- _Exercise_
Set down, exactly as written, the lines from the top of the data to the line that holds "(0,0) rectangle (733,-1830);", and omit the pictures.

::: Recorded information :::

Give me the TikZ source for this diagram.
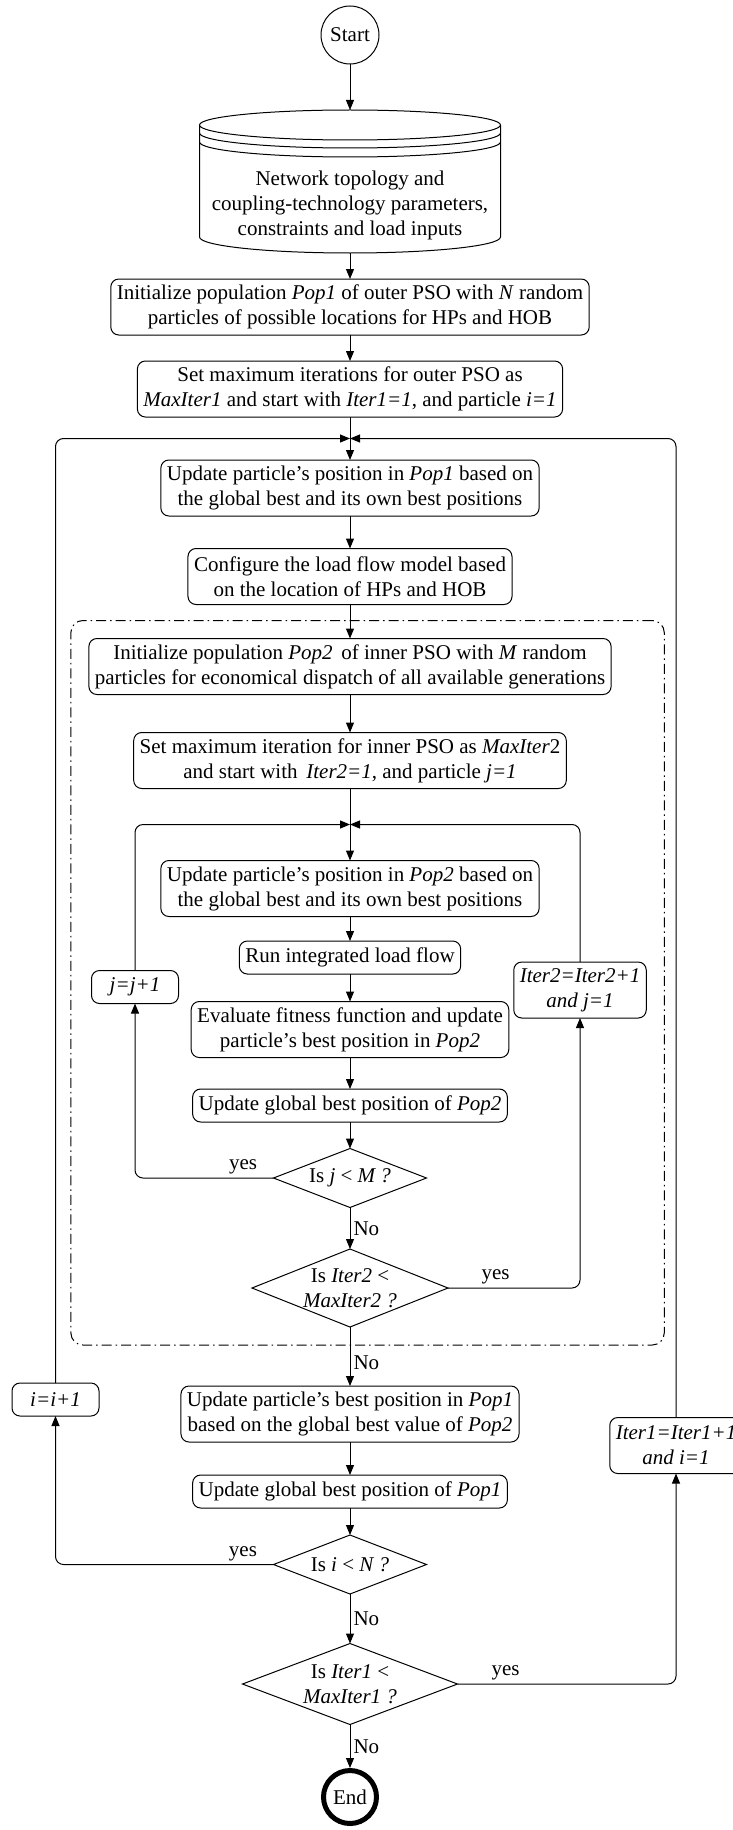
\documentclass[tikz,border=0pt]{standalone}
\usepackage{fontspec}
\setmainfont{Liberation Serif}
\usetikzlibrary{positioning,shapes.geometric,arrows.meta,fit,calc}

\tikzset{
  base/.style={font=\fontsize{21pt}{25pt}\selectfont, line width=1pt, outer sep=0pt},
  terminal/.style={base, draw, circle, minimum size=58pt, inner sep=0pt},
  process/.style={base, draw, rounded corners=8pt, align=center, inner xsep=6pt, inner ysep=0pt, minimum height=56pt},
  process1/.style={process, minimum height=33pt},
  counter/.style={process1, minimum width=87pt},
  decision/.style={base, draw, diamond, aspect=2.6, align=center, inner sep=-4pt, minimum width=153pt, minimum height=59pt},
  flow/.style={line width=1pt, -{Triangle[length=10pt,width=8pt]}},
  loop/.style={flow, rounded corners=8pt},
  groupbox/.style={draw, line width=1pt, rounded corners=12pt, dash pattern=on 10pt off 4pt on 1.5pt off 4pt},
  lbl/.style={font=\fontsize{21pt}{25pt}\selectfont, inner sep=3pt},
}

\begin{document}
\begin{tikzpicture}[x=1pt, y=1pt]
  \useasboundingbox (0,0) rectangle (733,-1830);

  % Nodes
  \node[terminal] (start) at (350,-35) {Start};
  \node[base, align=center, inner sep=0pt, minimum width=301pt, minimum height=96pt, below=93pt of start] (db)
    {Network topology and\\coupling-technology parameters,\\constraints and load inputs};
  \node[process, below=26pt of db] (init1)
    {Initialize population \textit{Pop1} of outer PSO with \textit{N} random\\particles of possible locations for HPs and HOB};
  \node[process, below=26pt of init1] (setmax1)
    {Set maximum iterations for outer PSO as\\\textit{MaxIter1} and start with \textit{Iter1=1}, and particle \textit{i=1}};
  \node[process, below=43pt of setmax1] (upd1)
    {Update particle's position in \textit{Pop1} based on\\the global best and its own best positions};
  \node[process, below=32.5pt of upd1] (config)
    {Configure the load flow model based\\on the location of HPs and HOB};
  \node[process, below=34pt of config] (init2)
    {Initialize population \textit{Pop2}\, of inner PSO with \textit{M} random\\particles for economical dispatch of all available generations};
  \node[process, below=38pt of init2] (setmax2)
    {Set maximum iteration for inner PSO as \textit{MaxIter}2\\and start with\, \textit{Iter2=1}, and particle \textit{j=1}};
  \node[process, below=72pt of setmax2] (upd2)
    {Update particle's position in \textit{Pop2} based on\\the global best and its own best positions};
  \node[process1, below=24.5pt of upd2] (runlf) {Run integrated load flow};
  \node[process, below=27.5pt of runlf] (evalfit)
    {Evaluate fitness function and update\\particle's best position in \textit{Pop2}};
  \node[process1, below=31.5pt of evalfit] (gbest2) {Update global best position of \textit{Pop2}};
  \node[decision, below=26.5pt of gbest2] (isj) {Is \textit{j} < \textit{M ?}};
  \node[decision, minimum width=196pt, minimum height=78pt, below=41.5pt of isj] (isiter2)
    {Is \textit{Iter2} <\\\textit{MaxIter2 ?}};
  \node[process, below=59pt of isiter2] (updbest1)
    {Update particle's best position in \textit{Pop1}\\based on the global best value of \textit{Pop2}};
  \node[process1, below=33pt of updbest1] (gbest1) {Update global best position of \textit{Pop1}};
  \node[decision, below=27pt of gbest1] (isi) {Is \textit{i} < \textit{N ?}};
  \node[decision, minimum width=215pt, minimum height=81pt, below=49.5pt of isi] (isiter1)
    {Is \textit{Iter1} <\\\textit{MaxIter1 ?}};
  \node[terminal, line width=5pt, minimum size=53pt, below=46pt of isiter1] (stop) {End};

  % Counters on the loops
  \node[counter] (jinc) at (135,-987) {\textit{j=j+1}};
  \node[process] (iter2inc) at (580,-990) {\textit{Iter2=Iter2+1}\\\textit{and j=1}};
  \node[counter] (iinc) at (55.5,-1399.5) {\textit{i=i+1}};
  \node[process] (iter1inc) at (676,-1445.5) {\textit{Iter1=Iter1+1}\\\textit{and i=1}};

  \node[groupbox, fit=(init2) (jinc) (iter2inc) (isiter2), inner sep=18pt] (inner) {};

  \coordinate (oj) at ($(setmax1.south)!0.5!(upd1.north)$);
  \coordinate (ij) at ($(setmax2.south)!0.5!(upd2.north)$);

  % Cylinder outline
  \draw[line width=1pt] ([yshift=32pt]db.north west) -- ([yshift=16pt]db.south west)
    arc[start angle=180, end angle=360, x radius=150.5pt, y radius=16pt]
    -- ([yshift=32pt]db.north east)
    arc[start angle=0, end angle=360, x radius=150.5pt, y radius=15pt];
  \draw[line width=1pt] ([yshift=24pt]db.north west) arc[start angle=180, end angle=360, x radius=150.5pt, y radius=15pt];
  \draw[line width=1pt] ([yshift=15pt]db.north west) arc[start angle=180, end angle=360, x radius=150.5pt, y radius=15pt];

  % Edges
  \draw[flow] (start) -- ([yshift=47pt]db.north);
  \draw[flow] (db) -- (init1);
  \draw[flow] (init1) -- (setmax1);
  \draw[flow] (setmax1) -- (upd1);
  \draw[flow] (upd1) -- (config);
  \draw[flow] (config) -- (init2);
  \draw[flow] (init2) -- (setmax2);
  \draw[flow] (setmax2) -- (upd2);
  \draw[flow] (upd2) -- (runlf);
  \draw[flow] (runlf) -- (evalfit);
  \draw[flow] (evalfit) -- (gbest2);
  \draw[flow] (gbest2) -- (isj);
  \draw[flow] (isj) -- node[lbl, right] {No} (isiter2);
  \draw[flow] (isiter2) -- node[lbl, right, pos=0.6] {No} (updbest1);
  \draw[flow] (updbest1) -- (gbest1);
  \draw[flow] (gbest1) -- (isi);
  \draw[flow] (isi) -- node[lbl, right] {No} (isiter1);
  \draw[flow] (isiter1) -- node[lbl, right] {No} ([yshift=2.5pt]stop.north);

  % Loops
  \draw[loop] (isj.west) -| node[lbl, above, pos=0.11] {yes} (jinc.south);
  \draw[loop] (jinc.north) |- (ij);
  \draw[loop] (isiter2.east) -| node[lbl, above, pos=0.18] {yes} (iter2inc.south);
  \draw[loop] (iter2inc.north) |- (ij);
  \draw[loop] (isi.west) -| node[lbl, above, pos=0.07] {yes} (iinc.south);
  \draw[loop] (iinc.north) |- (oj);
  \draw[loop] (isiter1.east) -| node[lbl, above, pos=0.11] {yes} (iter1inc.south);
  \draw[loop] (iter1inc.north) |- (oj);
\end{tikzpicture}
\end{document}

:::

- _Finished task_
Give me the TikZ source for this diagram.
\documentclass[tikz,border=0pt]{standalone}
\usepackage{fontspec}
\setmainfont{Liberation Serif}
\usetikzlibrary{positioning,shapes.geometric,arrows.meta,fit,calc}

\tikzset{
  base/.style={font=\fontsize{21pt}{25pt}\selectfont, line width=1pt, outer sep=0pt},
  terminal/.style={base, draw, circle, minimum size=58pt, inner sep=0pt},
  process/.style={base, draw, rounded corners=8pt, align=center, inner xsep=6pt, inner ysep=0pt, minimum height=56pt},
  process1/.style={process, minimum height=33pt},
  counter/.style={process1, minimum width=87pt},
  decision/.style={base, draw, diamond, aspect=2.6, align=center, inner sep=-4pt, minimum width=153pt, minimum height=59pt},
  flow/.style={line width=1pt, -{Triangle[length=10pt,width=8pt]}},
  loop/.style={flow, rounded corners=8pt},
  groupbox/.style={draw, line width=1pt, rounded corners=12pt, dash pattern=on 10pt off 4pt on 1.5pt off 4pt},
  lbl/.style={font=\fontsize{21pt}{25pt}\selectfont, inner sep=3pt},
}

\begin{document}
\begin{tikzpicture}[x=1pt, y=1pt]
  \useasboundingbox (0,0) rectangle (733,-1830);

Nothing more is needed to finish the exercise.